6.4 Deadlock and lock ordering

If a code path through the kernel must hold several locks at the same time, it is important that all code paths acquire those locks in the same order. If they don’t, there is a risk of deadlock. Let’s say two code paths in xv6 need locks A and B, but code path 1 acquires locks in the order A then B, and the other path acquires them in the order B then A. Suppose thread T1 executes code path 1 and acquires lock A, and thread T2 executes code path 2 and acquires lock B. Next T1 will try to acquire lock B, and T2 will try to acquire lock A. Both acquires will block indefinitely, because in both cases the other thread holds the needed lock, and won’t release it until its acquire returns. To avoid such deadlocks, all code paths must acquire locks in the same order. The need for a global lock acquisition order means that locks are effectively part of each function’s specification: callers must invoke functions in a way that causes locks to be acquired in the agreed-on order.
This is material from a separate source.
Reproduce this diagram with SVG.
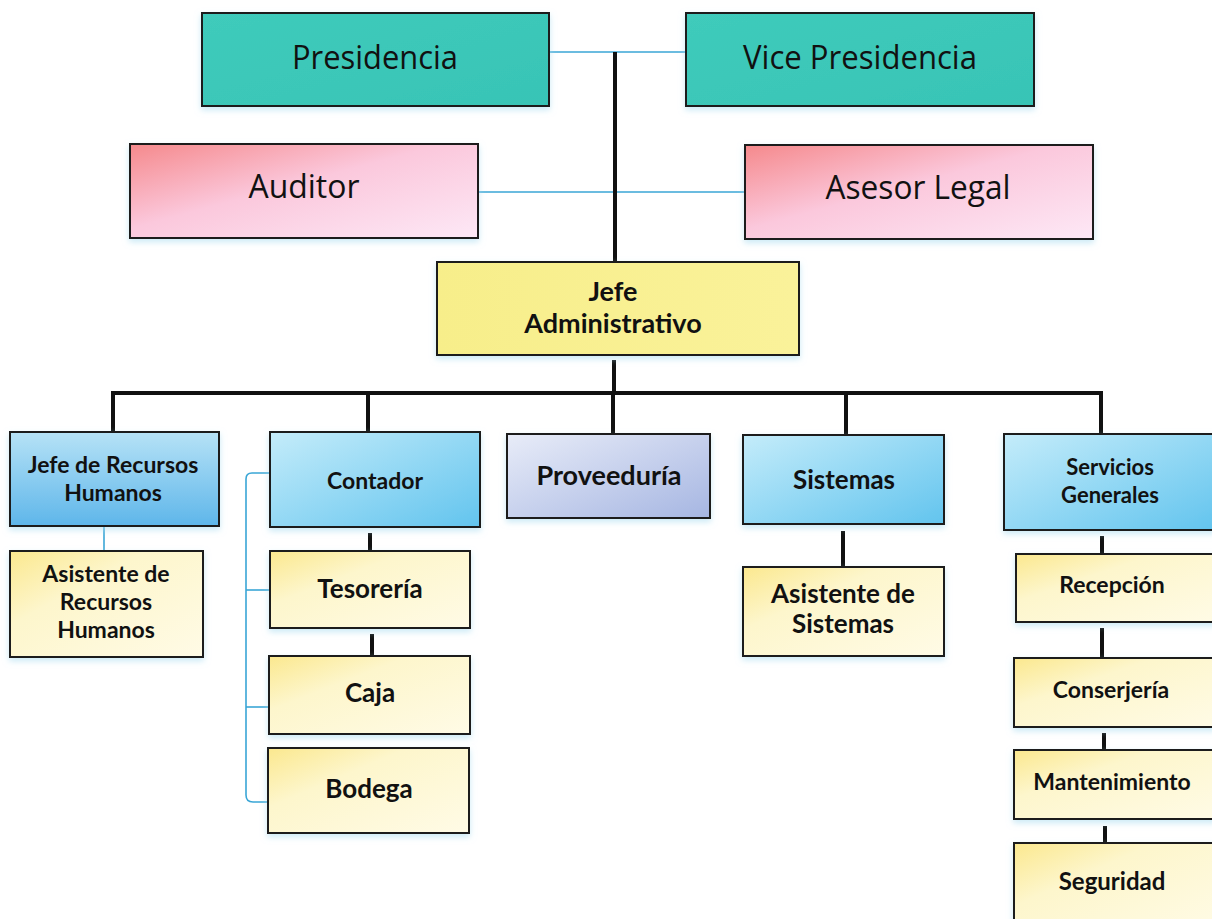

Xv6 has many lock-order chains of length two involving per-process locks (the lock in each struct proc) due to the way that sleep works (see Chapter 7). For example, consoleintr (kernel/console.c:136) is the interrupt routine which handles typed characters. When a newline arrives, any process that is waiting for console input should be woken up. To do this, consoleintr holds cons.lock while calling wakeup, which acquires the waiting process’s lock in order to wake it up. In consequence, the global deadlock-avoiding lock order includes the rule that cons.lock must be acquired before any process lock. The file-system code contains xv6’s longest lock chains. For example, creating a file requires simultaneously holding a lock on the directory, a lock on the new file’s inode, a lock on a disk block buffer, the disk driver’s vdisk_lock, and the calling process’s p->lock. To avoid deadlock, file-system code always acquires locks in the order mentioned in the previous sentence.

Honoring a global deadlock-avoiding order can be surprisingly difficult. Sometimes the lock order conflicts with logical program structure, e.g., perhaps code module M1 calls module M2, but the lock order requires that a lock in M2 be acquired before a lock in M1. Sometimes the identities of locks aren’t known in advance, perhaps because one lock must be held in order to discover the identity of the lock to be acquired next. This kind of situation arises in the file system as it looks up successive components in a path name, and in the code for wait and exit as they search the table of processes looking for child processes. Finally, the danger of deadlock is often a constraint on how fine-grained one can make a locking scheme, since more locks often means more opportunity for deadlock. The need to avoid deadlock is often a major factor in kernel implementation.